A crossover cable, sometimes refered to as a x-over or a crossconnect is an Ethernet cable that in addition to allowing the direct connection of NICs also allows hubs and switches to be directly connected.

Here's the pinout for an x-over with a standard RJ-45 jack.

12345678
46315278

Also note that only pins 1,2,4, and 6 are needed in a 10-BaseT half duplex environment. I usually just dike the other four wires out before crimping. It makes it easy to tell your crosses from your standard Ethernet patch cables.

How about the different types of cables:


  1. ALPHA
    1. white green
    2. green
    3. white orange
    4. blue
    5. white blue
    6. orange
    7. white brown
    8. brown
  2. BRAVO
    1. white orange
    2. orange
    3. white green
    4. blue
    5. white blue
    6. green
    7. white brown
    8. brown


Remember: Tits down!

this was originally posted to comp.os.ms-windows.networking.misc by Steve Winograd (winograd@ibm.net). I have just copied it verbatim, since it is such a nice explanation of what a crossover cable is.

"10/100BaseT Ethernet cards use two pairs of wires: one pair for transmitting, and one for receiving. If you connect two cards together using a straight cable, the transmit circuits are connected to each other and the receive circuits are connected to each other. It's as though you and I are trying to talk on the phone but one of us is holding the handset upside down -- neither of us will hear what the other is saying. A crossover cable reverses the transmit and receive wires between the ends:

Straight cable:

Card 1 Transmit ------ Card 2 Transmit
Card 1 Receive ------ Card 2 Receive

Crossover cable:

Card 1 Transmit ------ Card 2 Receive
Card 1 Receive ------ Card 2 Transmit

A hub has internal circuitry which does the transmit/receive reversal."
Crossover cables are required in some situations because there are two types of RJ45 ports: MDI and MDI-X. As has been explained before, each port has a pair of wires for transmitting, and a pair for recieving.

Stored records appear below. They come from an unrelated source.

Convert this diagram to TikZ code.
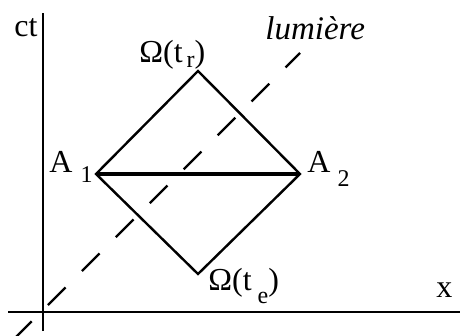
\documentclass[tikz,border=0pt]{standalone}
\usepackage{fontspec}
\setmainfont{Liberation Serif}
\usetikzlibrary{positioning}
\newcommand{\lowsub}[2]{\raisebox{-#1}{\fontsize{12}{13}\selectfont #2}}
\tikzset{
  axe/.style={line width=1.4pt},
  cone/.style={line width=1.2pt},
  corde/.style={line width=2.4pt},
  lumiere/.style={line width=1.2pt, dash pattern=on 12.5pt off 11.5pt},
  etiq/.style={inner sep=0pt, font=\fontsize{16}{18}\selectfont},
}

\begin{document}
\begin{tikzpicture}[x=0.5pt, y=-0.5pt, line join=miter]
        \useasboundingbox (0,0) rectangle (460,336);
        \coordinate (ybas) at (43,331);
        \coordinate (yhaut) at (43,13);
        \coordinate (xgauche) at (8,312);
        \coordinate (xdroite) at (460,312);
        \coordinate (lbas) at (14,339);
        \coordinate (lhaut) at (300,53);
        \coordinate (Otr) at (198,71);
        \coordinate (A1) at (96,174);
        \coordinate (A2) at (300,174);
        \coordinate (Ote) at (198,274);
        \draw[axe] (ybas) -- (yhaut);
        \draw[axe] (xgauche) -- (xdroite);
        \draw[lumiere] (lbas) -- (lhaut);
        \draw[cone] (A1) -- (Otr) -- (A2) -- (Ote) -- cycle;
        \draw[corde] (A1) -- (A2);
        \node[etiq, anchor=base west] (ct) at (14,37) {ct};
        \node[etiq, anchor=base west] (x) at (436,297) {x};
        \node[etiq, anchor=base west, font=\fontsize{16.5}{18}\selectfont\itshape] (lum) at (265,40) {lumière};
        \node[etiq, anchor=base west] (lOtr) at (139,63) {Ω(t\hspace{2pt}\lowsub{2.5pt}{r})};
        \node[etiq, anchor=base west] (lOte) at (208,290) {Ω(t\hspace{3pt}\lowsub{6.5pt}{e})};
        \node[etiq, anchor=base west] (lA1) at (49,173) {A\hspace{4pt}\lowsub{5pt}{1}};
        \node[etiq, anchor=base west] (lA2) at (307,173) {A\hspace{3.5pt}\lowsub{7pt}{2}};
    \end{tikzpicture}
\end{document}
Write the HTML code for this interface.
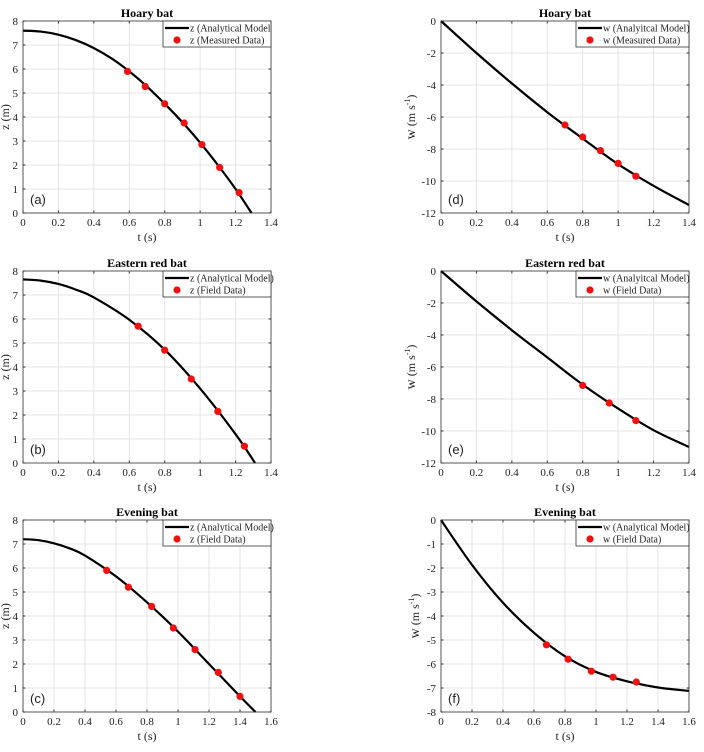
<!DOCTYPE html>
<html><head><meta charset="utf-8">
<style>
body{margin:0;background:#fff;}
svg{display:block;font-family:"Liberation Serif",serif;}
</style></head>
<body>
<svg id="fig" width="704" height="752" viewBox="0 0 704 752" xmlns="http://www.w3.org/2000/svg"></svg>
<script>
// ---- data ----
const aLineT=[0,0.1,0.2,0.3,0.4,0.5,0.6,0.7,0.8,0.9,1.0,1.1,1.2,1.29];
const aLineZ=[7.6,7.56,7.43,7.2,6.87,6.44,5.9,5.27,4.55,3.78,2.93,2.0,1.0,0];
const aPtsT=[0.59,0.69,0.8,0.91,1.01,1.11,1.22];
const aPtsZ=[5.9,5.27,4.55,3.75,2.85,1.9,0.85];
const dLineT=[0,0.2,0.4,0.6,0.8,1.0,1.2,1.4];
const dLineW=[0,-2.0,-3.9,-5.7,-7.35,-8.95,-10.3,-11.5];
const dPtsT=[0.7,0.8,0.9,1.0,1.1];
const dPtsW=[-6.5,-7.25,-8.1,-8.9,-9.7];
const bLineT=[0,0.1,0.2,0.3,0.4,0.6,0.8,1.0,1.2,1.31];
const bLineZ=[7.65,7.6,7.46,7.22,6.9,5.97,4.72,3.1,1.2,0];
const bPtsT=[0.65,0.8,0.95,1.1,1.25];
const bPtsZ=[5.7,4.7,3.5,2.15,0.7];
const eLineT=[0,0.2,0.4,0.6,0.8,1.0,1.2,1.4];
const eLineW=[0,-1.9,-3.7,-5.4,-7.1,-8.6,-9.95,-11.0];
const ePtsT=[0.8,0.95,1.1];
const ePtsW=[-7.15,-8.25,-9.35];
const cLineT=[0,0.1,0.2,0.3,0.4,0.6,0.8,1.0,1.2,1.4,1.5];
const cLineZ=[7.2,7.16,7.03,6.82,6.52,5.65,4.57,3.35,2.0,0.65,0];
const cPtsT=[0.54,0.68,0.83,0.97,1.11,1.26,1.4];
const cPtsZ=[5.9,5.2,4.4,3.5,2.6,1.65,0.65];
const fLineT=[0,0.2,0.4,0.6,0.8,1.0,1.2,1.4,1.6];
const fLineW=[0,-1.87,-3.45,-4.7,-5.68,-6.33,-6.72,-6.98,-7.12];
const fPtsT=[0.68,0.82,0.97,1.11,1.26];
const fPtsW=[-5.2,-5.8,-6.3,-6.55,-6.75];
const xTicks14=[0,0.2,0.4,0.6,0.8,1,1.2,1.4];
const xTicks16=[0,0.2,0.4,0.6,0.8,1,1.2,1.4,1.6];
const zTicks=[0,1,2,3,4,5,6,7,8];
const w12Ticks=[-12,-10,-8,-6,-4,-2,0];
const w8Ticks=[-8,-7,-6,-5,-4,-3,-2,-1,0];

const NS="http://www.w3.org/2000/svg";
const svg=document.getElementById('fig');
function mk(tag,attrs,parent){const e=document.createElementNS(NS,tag);for(const k in attrs)e.setAttribute(k,attrs[k]);(parent||svg).appendChild(e);return e;}

function panel(o){
  const g=mk('g',{});
  
  
  const L=o.x0,R=o.x1,T=o.y0,B=o.y1;
  const sx=v=>L+(v-o.xmin)/(o.xmax-o.xmin)*(R-L);
  const sy=v=>B-(v-o.ymin)/(o.ymax-o.ymin)*(B-T);
  mk('rect',{x:L,y:T,width:R-L,height:B-T,fill:'#fff'},g);
  o.xt.forEach(v=>{
    const x=sx(v);
    mk('line',{x1:x,y1:T,x2:x,y2:B,stroke:'#e4e4e4','stroke-width':1},g);
    mk('line',{x1:x,y1:B,x2:x,y2:B-2.5,stroke:'#333'},g);
    mk('line',{x1:x,y1:T,x2:x,y2:T+2.5,stroke:'#333'},g);
    const t=mk('text',{x:x,y:B+13,'font-size':11,'text-anchor':'middle',fill:'#222'},g);
    t.textContent=String(v);
    
    
  });
  o.yt.forEach(v=>{
    const y=sy(v);
    mk('line',{x1:L,y1:y,x2:R,y2:y,stroke:'#e4e4e4','stroke-width':1},g);
    mk('line',{x1:L,y1:y,x2:L+2.5,y2:y,stroke:'#333'},g);
    mk('line',{x1:R,y1:y,x2:R-2.5,y2:y,stroke:'#333'},g);
    const t=mk('text',{x:L-5,y:y+4,'font-size':11,'text-anchor':'end',fill:'#222'},g);
    t.textContent=String(v);
    
    
  });
  const P=o.lt.map((t,i)=>[sx(t),sy(o.lv[i])]);
  let d='M'+P[0][0]+','+P[0][1];
  for(let i=0;i<P.length-1;i++){
    const p0=P[Math.max(0,i-1)],p1=P[i],p2=P[i+1],p3=P[Math.min(P.length-1,i+2)];
    const c1=[p1[0]+(p2[0]-p0[0])/6,p1[1]+(p2[1]-p0[1])/6];
    const c2=[p2[0]-(p3[0]-p1[0])/6,p2[1]-(p3[1]-p1[1])/6];
    d+=' C'+c1+' '+c2+' '+p2;
  }
  const path=mk('path',{d:d,fill:'none',stroke:'#000','stroke-width':2.2},g);
  
  
  o.pt.forEach((t,i)=>{
    const c=mk('circle',{cx:sx(t),cy:sy(o.pv[i]),r:3.6,fill:'#f01010'},g);
    
    
  });
  mk('rect',{x:L,y:T,width:R-L,height:B-T,fill:'none',stroke:'#333','stroke-width':0.8},g);
  const ti=mk('text',{x:(L+R)/2,y:T-4,'font-size':12,'font-weight':'bold','text-anchor':'middle'},g);
  ti.textContent=o.title;
  
  
  const xl=mk('text',{x:(L+R)/2,y:B+28,'font-size':12,'text-anchor':'middle',fill:'#222'},g);
  xl.textContent='t (s)';
  
  
  const yl=mk('text',{x:0,y:0,'font-size':12,'text-anchor':'middle',fill:'#222',transform:`translate(${L-o.ylOff},${(T+B)/2}) rotate(-90)`},g);
  yl.innerHTML=o.ylab;
  
  
  const pl=mk('text',{x:L+7,y:B-9,'font-size':13,'font-family':'Liberation Sans, sans-serif',fill:'#222'},g);
  pl.textContent=o.letter;
  
  
  const lg=mk('g',{},g);
  
  
  const lx=o.legX;
  mk('rect',{x:lx,y:T,width:R-lx,height:26,fill:'#fff',stroke:'#333','stroke-width':0.8},lg);
  mk('line',{x1:lx+2,y1:T+7,x2:lx+26,y2:T+7,stroke:'#000','stroke-width':2.2},lg);
  const t1=mk('text',{x:lx+27,y:T+10.5,'font-size':10,fill:'#222'},lg);t1.textContent=o.leg1;
  
  
  mk('circle',{cx:lx+14,cy:T+19,r:3.6,fill:'#f01010'},lg);
  const t2=mk('text',{x:lx+27,y:T+22.5,'font-size':10,fill:'#222'},lg);t2.textContent=o.leg2;
  
  
}
const LX0=23,LX1=271,RX0=441,RX1=689;
const rows=[[21,213],[271,463],[520,712]];
const wl='<tspan font-size="14">w</tspan> (m s<tspan font-size="8" dy="-5">-1</tspan><tspan dy="5">)</tspan>';
panel({name:'panel-a',x0:LX0,x1:LX1,y0:rows[0][0],y1:rows[0][1],xmin:0,xmax:1.4,ymin:0,ymax:8,xt:xTicks14,yt:zTicks,lt:aLineT,lv:aLineZ,pt:aPtsT,pv:aPtsZ,title:'Hoary bat',ylab:'z (m)',ylOff:14,letter:'(a)',legX:163,leg1:'z (Analytical Model',leg2:'z (Measured Data)'});
panel({name:'panel-d',x0:RX0,x1:RX1,y0:rows[0][0],y1:rows[0][1],xmin:0,xmax:1.4,ymin:-12,ymax:0,xt:xTicks14,yt:w12Ticks,lt:dLineT,lv:dLineW,pt:dPtsT,pv:dPtsW,title:'Hoary bat',ylab:wl,ylOff:26,letter:'(d)',legX:576,leg1:'w (Analyitcal Model)',leg2:'w (Measured Data)'});
panel({name:'panel-b',x0:LX0,x1:LX1,y0:rows[1][0],y1:rows[1][1],xmin:0,xmax:1.4,ymin:0,ymax:8,xt:xTicks14,yt:zTicks,lt:bLineT,lv:bLineZ,pt:bPtsT,pv:bPtsZ,title:'Eastern red bat',ylab:'z (m)',ylOff:14,letter:'(b)',legX:163,leg1:'z (Analytical Model)',leg2:'z (Field Data)'});
panel({name:'panel-e',x0:RX0,x1:RX1,y0:rows[1][0],y1:rows[1][1],xmin:0,xmax:1.4,ymin:-12,ymax:0,xt:xTicks14,yt:w12Ticks,lt:eLineT,lv:eLineW,pt:ePtsT,pv:ePtsW,title:'Eastern red bat',ylab:wl,ylOff:26,letter:'(e)',legX:576,leg1:'w (Analyitcal Model)',leg2:'w (Field Data)'});
panel({name:'panel-c',x0:LX0,x1:LX1,y0:rows[2][0],y1:rows[2][1],xmin:0,xmax:1.6,ymin:0,ymax:8,xt:xTicks16,yt:zTicks,lt:cLineT,lv:cLineZ,pt:cPtsT,pv:cPtsZ,title:'Evening bat',ylab:'z (m)',ylOff:14,letter:'(c)',legX:163,leg1:'z (Analytical Model)',leg2:'z (Field Data)'});
panel({name:'panel-f',x0:RX0,x1:RX1,y0:rows[2][0],y1:rows[2][1],xmin:0,xmax:1.6,ymin:-8,ymax:0,xt:xTicks16,yt:w8Ticks,lt:fLineT,lv:fLineW,pt:fPtsT,pv:fPtsW,title:'Evening bat',ylab:wl,ylOff:22,letter:'(f)',legX:576,leg1:'w (Analytical Model)',leg2:'w (Field Data)'});
</script>
</body></html>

An NIC usually has an MDI port, and a hub, router, switch, or whatever you use (from now on i'll just say H/S/R) will probably have an MDI-X port. The transmit pair on MDI is the same as the recieve pair on MDI-X, and the transmit pair on MDI-X is the same as the recieve pair on MDI, so the signals go from the transmitter to the reciever.

However, when you connect an MDI to an MDI or an MDI-X to and MDI-X, this won't work, for reasons explained above. This is why we have crossover cables - they connect each pair on one end to the other pair on the other end. Some H/S/Rs will have a way to change a port to MDI or MDI-X, but usually when connecting one H/S/R to another, and to connect one computer to another - I have yet to see an NIC with an option to use MDI-X - you have to use a crossover cable.